Around 80% of disease-causing proteins, including key drivers of many cancers and other serious neurological conditions like Alzheimer’s disease, cannot be targeted by currently available therapeutics. These so-called “undruggable” proteins lack specific surface areas required for treatments such as small molecule inhibitors or antibodies to bind with disease-causing proteins and modulate their function.
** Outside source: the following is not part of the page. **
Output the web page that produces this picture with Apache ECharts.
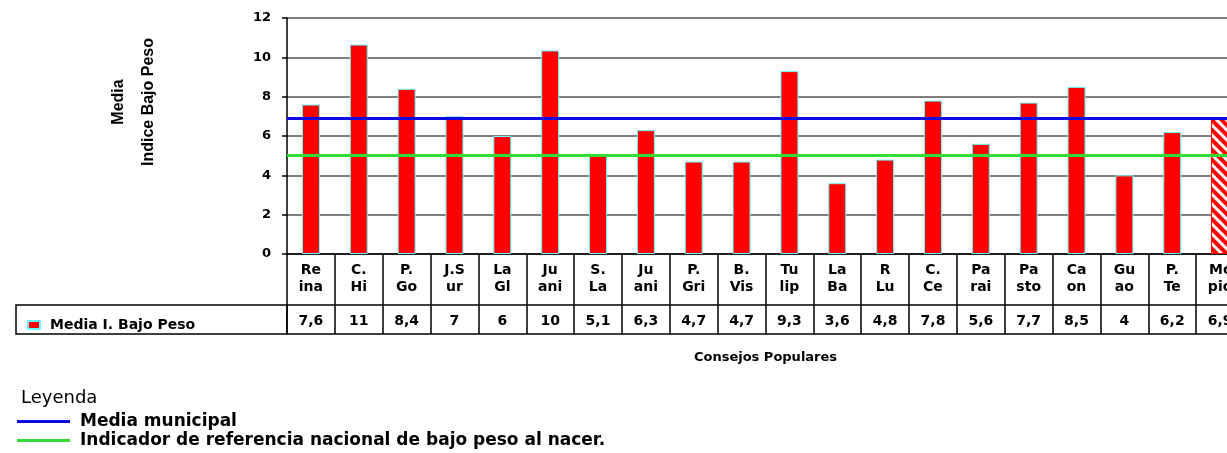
<!DOCTYPE html>
<html>
<head>
<meta charset="utf-8">
<script src="https://cdn.jsdelivr.net/npm/echarts@6/dist/echarts.min.js"></script>
<style>
  html, body { margin: 0; padding: 0; background: #fff; }
  #main { width: 1227px; height: 453px; }
</style>
</head>
<body>
<div id="main"></div>
<script>
// consejos populares (etiquetas partidas como en la tabla)
const categorias = ['Re\nina', 'C.\nHi', 'P.\nGo', 'J.S\nur', 'La\nGl', 'Ju\nani', 'S.\nLa', 'Ju\nani', 'P.\nGri', 'B.\nVis',
  'Tu\nlip', 'La\nBa', 'R\nLu', 'C.\nCe', 'Pa\nrai', 'Pa\nsto', 'Ca\non', 'Gu\nao', 'P.\nTe', 'Mc\npio'];
// altura de las barras
const mediaBajoPeso = [7.6, 10.65, 8.4, 7.0, 6.0, 10.35, 5.0, 6.3, 4.7, 4.7, 9.3, 3.6, 4.8, 7.8, 5.6, 7.7, 8.5, 4.0, 6.2, 6.9];
// valores que se leen en la tabla de datos
const tablaValores = ['7,6', '11', '8,4', '7', '6', '10', '5,1', '6,3', '4,7', '4,7', '9,3', '3,6', '4,8', '7,8', '5,6', '7,7', '8,5', '4', '6,2', '6,9'];
const mediaMunicipal = 6.9;
const referenciaNacional = 5;

const nombreSerie = 'Media I. Bajo Peso';
const nombreMunicipal = 'Media municipal';
const nombreNacional = 'Indicador de referencia nacional de bajo peso al nacer.';

const fuente = 'DejaVu Sans';
const negro = '#000';

var chart = echarts.init(document.getElementById('main'));

var option = {
  animation: false,
  grid: { left: 287, top: 18, width: 957, height: 236, outerBoundsMode: 'none' },
  title: {
    text: 'Leyenda', left: 16, top: 384,
    textStyle: { fontFamily: fuente, fontSize: 18, fontWeight: 'normal', color: negro }
  },
  legend: [
    {
      data: [nombreSerie], left: 22, top: 313, icon: 'rect', itemWidth: 12, itemHeight: 8,
      textStyle: { fontFamily: fuente, fontSize: 14, fontWeight: 'bold', color: negro, padding: [0, 0, 0, 5] }
    },
    {
      data: [nombreMunicipal, nombreNacional], orient: 'vertical', left: 17, top: 412,
      icon: 'rect', itemWidth: 53, itemHeight: 3, itemGap: 0, padding: 0,
      textStyle: { fontFamily: fuente, fontSize: 17, lineHeight: 19, fontWeight: 'bold', color: negro, padding: [0, 0, 0, 5] }
    }
  ],
  xAxis: [
    {
      type: 'category', data: categorias, position: 'bottom',
      axisLine: { lineStyle: { color: negro, width: 1.5 } },
      axisTick: { show: true, interval: 0, alignWithLabel: false, length: 51, lineStyle: { color: negro, width: 1.5 } },
      axisLabel: { interval: 0, margin: 8, lineHeight: 17, fontFamily: fuente, fontSize: 14, fontWeight: 'bold', color: negro }
    },
    {
      type: 'category', data: categorias, position: 'bottom', offset: 51,
      axisLine: { lineStyle: { color: negro, width: 1.5 } },
      axisTick: { show: true, interval: 0, alignWithLabel: false, length: 29, lineStyle: { color: negro, width: 1.5 } },
      axisLabel: {
        interval: 0, margin: 9, fontFamily: fuente, fontSize: 14, fontWeight: 'bold', color: negro,
        formatter: function (v, i) { return tablaValores[i]; }
      },
      name: 'Consejos Populares', nameLocation: 'middle', nameGap: 46,
      nameTextStyle: { fontFamily: fuente, fontSize: 13, fontWeight: 'bold', color: negro }
    },
    {
      type: 'category', data: categorias, position: 'bottom', offset: 80,
      axisLine: { lineStyle: { color: negro, width: 1.5 } },
      axisTick: { show: false }, axisLabel: { show: false }
    }
  ],
  yAxis: {
    type: 'value', min: 0, max: 12, interval: 2,
    axisLine: { show: true, lineStyle: { color: negro, width: 1.5 } },
    axisTick: { show: true, length: 5, lineStyle: { color: negro, width: 1.5 } },
    axisLabel: { margin: 16, fontFamily: fuente, fontSize: 13, fontWeight: 'bold', color: negro },
    splitLine: { lineStyle: { color: '#555', width: 1.5 } }
  },
  graphic: [
    {
      type: 'rect', shape: { x: 16, y: 305, width: 271, height: 29 },
      style: { fill: 'none', stroke: negro, lineWidth: 1.5 }
    },
    {
      type: 'text', x: 134, y: 102, rotation: Math.PI / 2,
      style: {
        text: 'Media\nIndice Bajo Peso', align: 'center', verticalAlign: 'middle',
        font: 'bold 16px "Liberation Sans Narrow", "Liberation Sans", sans-serif',
        lineHeight: 30, fill: negro
      }
    }
  ],
  series: [
    {
      type: 'bar', name: nombreSerie, barWidth: 18,
      itemStyle: { color: '#ff0000', borderColor: '#66ffff', borderWidth: 1 },
      data: mediaBajoPeso.map(function (v, i) {
        if (i === mediaBajoPeso.length - 1) {
          return {
            value: v,
            itemStyle: {
              borderColor: '#ff0000',
              decal: { symbol: 'rect', symbolSize: 1, color: '#ffffff', dashArrayX: [1, 0], dashArrayY: [3, 4], rotation: Math.PI / 4 }
            }
          };
        }
        return v;
      })
    },
    {
      type: 'line', name: nombreMunicipal, data: [], color: '#0a0ae0',
      markLine: {
        silent: true, symbol: 'none', label: { show: false },
        lineStyle: { color: '#0a0ae0', width: 3, type: 'solid' },
        data: [{ yAxis: mediaMunicipal }]
      }
    },
    {
      type: 'line', name: nombreNacional, data: [], color: '#33dd33',
      markLine: {
        silent: true, symbol: 'none', label: { show: false },
        lineStyle: { color: '#33dd33', width: 3, type: 'solid' },
        data: [{ yAxis: referenciaNacional }]
      }
    }
  ]
};

chart.setOption(option);
</script>
</body>
</html>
However, an alternative therapeutic strategy known as targeted protein degradation has shown the potential to remedy these “undruggable” proteins. Utilizing small molecules known as PROTACs, this strategy harnesses the cell’s waste disposal system to promote the destruction of disease-causing proteins.
What are PROTACs?
PROteolysis TArgeting Chimeras, or PROTACS for short, are two separate molecules bound together to form a two-headed molecule. One end binds to a ubiquitin ligase, while the other end binds to the “undruggable” protein targeted by pharmacologists. In illustrations, PROTACs are often depicted as dumbbells, but it may be more helpful to think of them as flexible harnesses.
How do PROTACs work?
PROTACs are designed to take advantage of the cell’s waste disposal system that removes unneeded proteins. This system, known as the proteasome, is important for the cell to remove unneeded or damaged proteins and recycle their building blocks to make new proteins. The proteasome plays critical roles in cell growth, management of cellular stress, and the immune system. One end binds to the targeted proteins, while the other end of the molecule binds to the ubiquitin ligase, which then marks the targeted protein for destruction. This lets the cell’s proteasome know that this specific protein can be destroyed. In this way, the body’s regularly occurring mechanisms are co-opted to destroy disease-causing proteins.
What makes PROTACs so unique?
Most therapies are divided between small molecule inhibitors or therapeutic antibodies/biologics. However, “PROTACs are small molecules and as such not restricted to targeting surface proteins, however, in contrast to traditional small molecule inhibitors, PROTACs are fundamentally different,” explained Dr. Fischer, “While inhibitors need to achieve an almost perfect degree of target engagement over an extended period of time to exert their pharmacologic effect, PROTACs follow more of a hit and run strategy.”
“Optimized degrader molecules will have fast rates of degradation and relatively short exposure with therapeutic doses that result in complete elimination of the target protein, which can result in a more durable and deeper effect,” he explained. “More importantly, however, small molecule degraders completely eliminate the disease-causing protein and as such can target the non-catalytic activity of enzymes but also scaffolding proteins, and other non-enzymatic targets.”
When will PROTACs be more widely available?
While researchers have demonstrated the potential of PROTACs in the lab, the first clinical trials are just opening. Still, Dr. Fischer is very optimistic, “The technology has rapidly spread, and we can expect to see many more programs entering clinical development. Due to the pioneering work of a growing academic community spearheading this field, the concepts underlying protein degradation are largely public domain and widely available.”
What is the future of PROTACs research?
“I believe the field of targeted protein degradation is here to stay and will significantly expand our repertoire of therapeutic modalities,” said Dr. Fischer. “I also believe it is still in its infancy and many challenges lie ahead of us to broadly deploy this to the more challenging targets.” PROTACs could potentially prove the impossible is possible by allowing scientists to destroy disease-causing proteins that were previously considered beyond their reach.